Definitions of marketing elements:


  1. Product: The goods or services offered by the company to meet customer needs or desires.
  2. Price: The monetary value of the product or service.
  3. Distribution: How the product reaches customers, including geographical distribution and distribution channels.
  4. Promotion: All methods used by the company to market its product and increase customer awareness.

Just as marketing is divided into elements (product, price, distribution, promotion), promotion is subdivided into elements (publicity, advertising, personal selling, public relations).

Definition of promotion elements:

Promotion Element

  1. Publicity: Free-of-charge type of promotion of a brand.
  2. Advertisement: Paid and direct type of promotion of a brand or its products.
  3. Personal Selling: Promoting brand products through sales representatives.
  4. Public Relations: A type of promotion aimed at enhancing relations with the community and creating a positive brand image.

After the promotion process, the customer journey typically concludes with the completion of the sales process, which is defined as any exchange that takes place between the seller and the buyer, where the seller provides a product or a service for a monetary value

However, the sales process doesn't stop with the exchange; it extends beyond to achieve customer retention, satisfaction, and verification that the product has met their expectations. This post-sale phase is the most crucial. Because convincing people to make a purchase might be easy, but customer retention is the real challenge.

Now, the significant question arises: How does marketing serve governments and non-profit organizations?

Marketing is not limited to for-profit entities; even governments can market themselves to attract tourists or investors to the region.
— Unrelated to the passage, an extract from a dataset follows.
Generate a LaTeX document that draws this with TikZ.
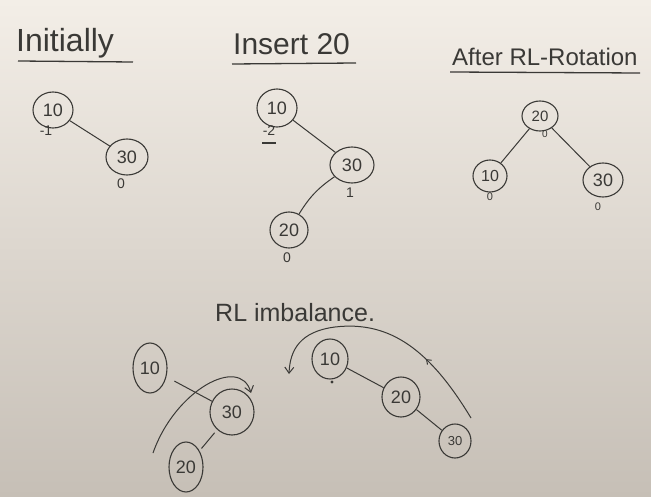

For example, the recent campaign by the Ministry of Tourism in the Kingdom of Saudi Arabia invited influencers from various fields, such as football and art of all its kinds, as well as social media influencers, to visit the KSA and experience living around its unique landforms and in its captivating atmosphere. This initiative aims to increase tourism in the region, demonstrating how governments can utilize marketing for diverse purposes based on their needs and orientations.

Lionel Messi

The renowned football player Lionel Messi, appointed as the tourism ambassador for the KSA, serves as an example of how fame extends beyond sports. Messi is not only one of the greatest football players in history but also holds significant influence globally in both sports and culture. With a massive fan base across various social media channels totaling over half a billion followers regardless of their interest in sports, Messi's fame can play a pivotal role in promoting tourist destinations in the KSA, raising awareness about the region's culture, landmarks, and attracting individuals interested in exploring the country's heritage and key tourist attractions.

Marketing can assist governments in several ways, where it can play an effective role in achieving goals set by the government and enhancing communication with communities.

Here are Four points that illustrate how marketing can help governments:

  1. Encouraging Civil Participation: Marketing can help governments raise awareness about specific issues and encourage the community to participate, volunteer, and initiate solutions to these challenges.
  2. Enhancing Loyalty and Patriotism: Effective promotional campaigns can highlight the achievements and goals of the government, contributing to reinforcing loyalty and patriotism among citizens and residents in the country.
  3. Attracting Investment and Promoting Tourism: Marketing can contribute to promoting the country's reputation and attracting foreign investment to the region, thereby improving the country's economy.
  4. Stimulating Cultural Exchange: Marketing can encourage cultural interaction between societies and countries, contributing to building bridges of understanding and international cooperation.

In conclusion, marketing can be an effective strategic partner for governments, non-profit organizations, and companies alike, assisting in achieving economic and social goals, and in building relationships with current and potential customers.